By Alex Eule
| Monday, April 27
No Fear. Stocks have
been going up for weeks, but today's trading suggested that investors
have reached a new level of optimism, as the economy begins to reopen in some parts of the country.
The
Cboe Volatility Index, or VIX, also known
as the "fear gauge," fell to its lowest level since early March.

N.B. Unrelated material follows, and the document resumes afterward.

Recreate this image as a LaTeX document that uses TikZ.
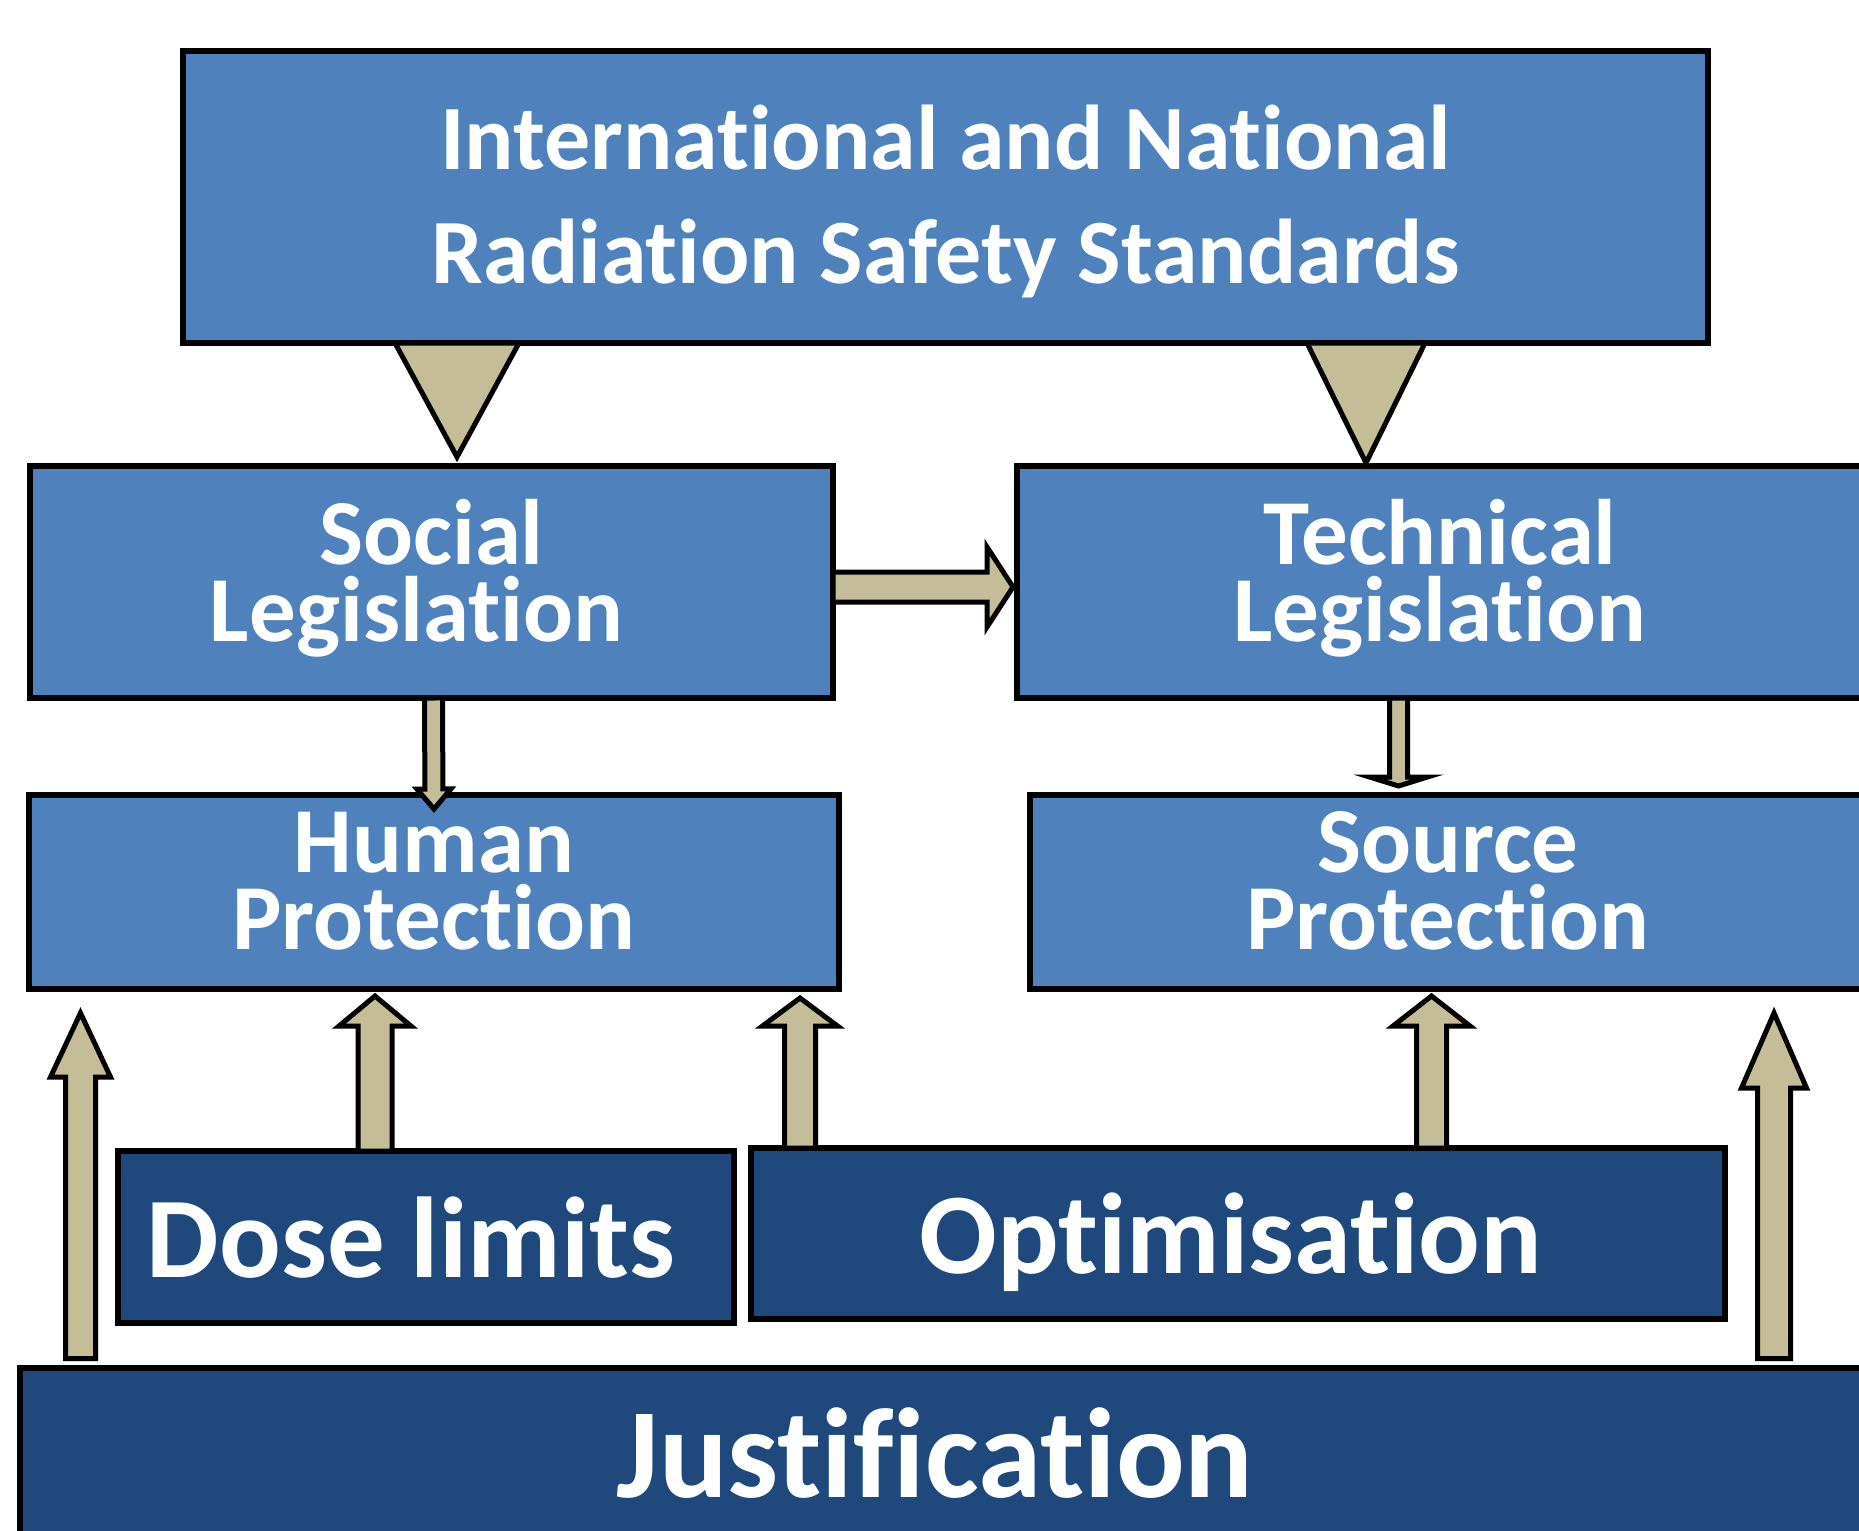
\documentclass[tikz,border=0pt]{standalone}
\usepackage{fontspec}
\setmainfont{Carlito}[Ligatures=NoCommon]
\usepackage{xcolor}
\usepackage{tikz}
\usetikzlibrary{calc,positioning}

\definecolor{boxblue}{HTML}{4F81BD}
\definecolor{boxnavy}{HTML}{1F497D}
\definecolor{arrowtan}{HTML}{C4BD97}

\begin{document}
\begin{tikzpicture}[
    x=1pt, y=-1pt,
    lightbox/.style={rectangle, draw=black, fill=boxblue, line width=6pt, text=white, align=center, inner sep=0pt, outer sep=0pt, text depth=23pt, font=\bfseries\fontsize{93}{77}\selectfont},
    darkbox/.style={lightbox, fill=boxnavy, text depth=0pt, font=\bfseries\fontsize{115}{120}\selectfont},
    funnel/.style={draw=black, fill=arrowtan, line width=5pt, to path={($(\tikztostart)+(-#1,0)$) -- (\tikztotarget) -- ($(\tikztostart)+(#1,0)$) -- cycle}},
    blockarrow/.style n args={3}{draw=black, fill=arrowtan, line width=5pt,
        to path={($(\tikztotarget)!#3!(\tikztostart)$) coordinate (headbase)
            ($(\tikztostart)!#1!90:(\tikztotarget)$)
            -- ($(headbase)!#1!-90:(\tikztostart)$)
            -- ($(headbase)!#2!-90:(\tikztostart)$)
            -- (\tikztotarget)
            -- ($(headbase)!#2!90:(\tikztostart)$)
            -- ($(headbase)!#1!90:(\tikztostart)$)
            -- ($(\tikztostart)!#1!-90:(\tikztotarget)$)
            -- cycle}}
]
\useasboundingbox (0,0) rectangle (1859,1530);
\clip (0,0) rectangle (1859,1530);

% Standards
\node[lightbox, minimum width=1525pt, minimum height=292pt, text depth=6pt, font=\bfseries\fontsize{92}{114}\selectfont] (standards) at (945.5,197) {International and National\\Radiation Safety Standards};

% Legislation
\node[lightbox, minimum width=803pt, minimum height=232pt] (social) at (431.5,582) {Social\\Legislation\hspace*{30pt}};
\node[lightbox, minimum width=846pt, minimum height=232pt] (technical) at (1440,582) {Technical\\Legislation};

% Protection
\node[lightbox, minimum width=810pt, minimum height=194pt] (human) at (434,892) {Human\\Protection};
\node[lightbox, minimum width=836pt, minimum height=194pt] (source) at (1448,892) {Source\\Protection};

% Principles
\node[darkbox, minimum width=616pt, minimum height=172pt] (dose) at (426,1237) {Dose limits\hspace*{30pt}};
\node[darkbox, minimum width=974pt, minimum height=171pt] (optim) at (1238,1233.5) {Optimisation\hspace*{15pt}};
\node[darkbox, minimum width=1880pt, minimum height=170pt, font=\bfseries\fontsize{128}{130}\selectfont] (justif) at (960,1453) {Justification\hspace*{50pt}};

% Connections
\draw[funnel=62] ([xshift=-488.5pt]standards.south) to ([xshift=25.5pt,yshift=9pt]social.north);
\draw[funnel=59] ([xshift=420.5pt]standards.south) to ([xshift=-74pt,yshift=3pt]technical.north);

\draw[blockarrow={15pt}{40pt}{26pt}] ([yshift=-5pt]social.east) to ([xshift=-4pt,yshift=-5pt]technical.west);
\draw[blockarrow={9pt}{17pt}{20pt}] ([xshift=2pt]social.south) to ([yshift=-14pt]human.north);
\draw[blockarrow={9pt}{29pt}{9pt}] ([xshift=-41.5pt]technical.south) to ([xshift=-49.5pt,yshift=9pt]source.north);

\draw[blockarrow={17pt}{36pt}{30pt}] ([xshift=-51pt]dose.north) to ([xshift=-59pt,yshift=-7pt]human.south);
\draw[blockarrow={15.5pt}{37.5pt}{28pt}] ([xshift=-438pt]optim.north) to ([xshift=366pt,yshift=-9pt]human.south);
\draw[blockarrow={15pt}{38.5pt}{30pt}] ([xshift=193.5pt]optim.north) to ([xshift=-16.5pt,yshift=-7pt]source.south);

\draw[blockarrow={15pt}{30pt}{64pt}] ([xshift=-879.5pt,yshift=9.5pt]justif.north) to ([xshift=-353.5pt,yshift=-24pt]human.south);
\draw[blockarrow={16.5pt}{32.5pt}{75pt}] ([xshift=814pt,yshift=9.5pt]justif.north) to ([xshift=326pt,yshift=-24pt]source.south);

\end{tikzpicture}
\end{document}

Economically sensitive small-cap stocks rallied, with the Russell
2000 up 4%.
The large-cap S&P 500 rose 1.5%, led by previously hard-hit stocks,
including retailers Kohl's, Nordstrom, Gap, and L
Brands. Meanwhile, the
Dow Jones Industrial Average, up 1.5%,
rose for its fourth-consecutive day, the index's longest winning streak since
early February.
The
Dow, S&P 500, and Nasdaq are each up at least 10% in April,
putting all three indexes on track for their first monthly gain of 2020.
So what could
go wrong? Well, we're just a few days from the next report on jobless
claims. And there are signs that small employers are still desperately trying
to access funds in the Paycheck Protection Program. New efforts to
restart PPP continue to be hit with delays and technical glitches.
Congress has now allocated a total of $660 billion worth of small-business
loans, but banks administering the loans say the PPP platform has been overwhelmed with demand.
Barron's has written about PPP's quirks and why some of the
small-business funds have ended up with big companies.
On the virus
front, the treatment news remains mixed. There could be new data on Gilead
Sciences'
much-watched remdesivir drug by the end of this week -- one analyst still downgraded Gilead's stock today
-- while a consortium of companies working toward a vaccine said one could
be available to some people before the end of the year.
But another
promising treatment -- Kevzara, an arthritis drug from Sanofi and Regeneron
Pharmaceuticals -- had no notable
benefit in a Phase 2 trial of Covid-19 patients, the companies said. Here's an update from Josh
Nathan-Kazis on nine of the
most important experimental Covid-19 drugs.
Amid the day's optimism,
there was one outlier: West Texas Intermediate crude tumbled 25%, the latest in a series of brutal
collapses for oil, which continues to deal with falling demand and
excess supply that has nowhere to go.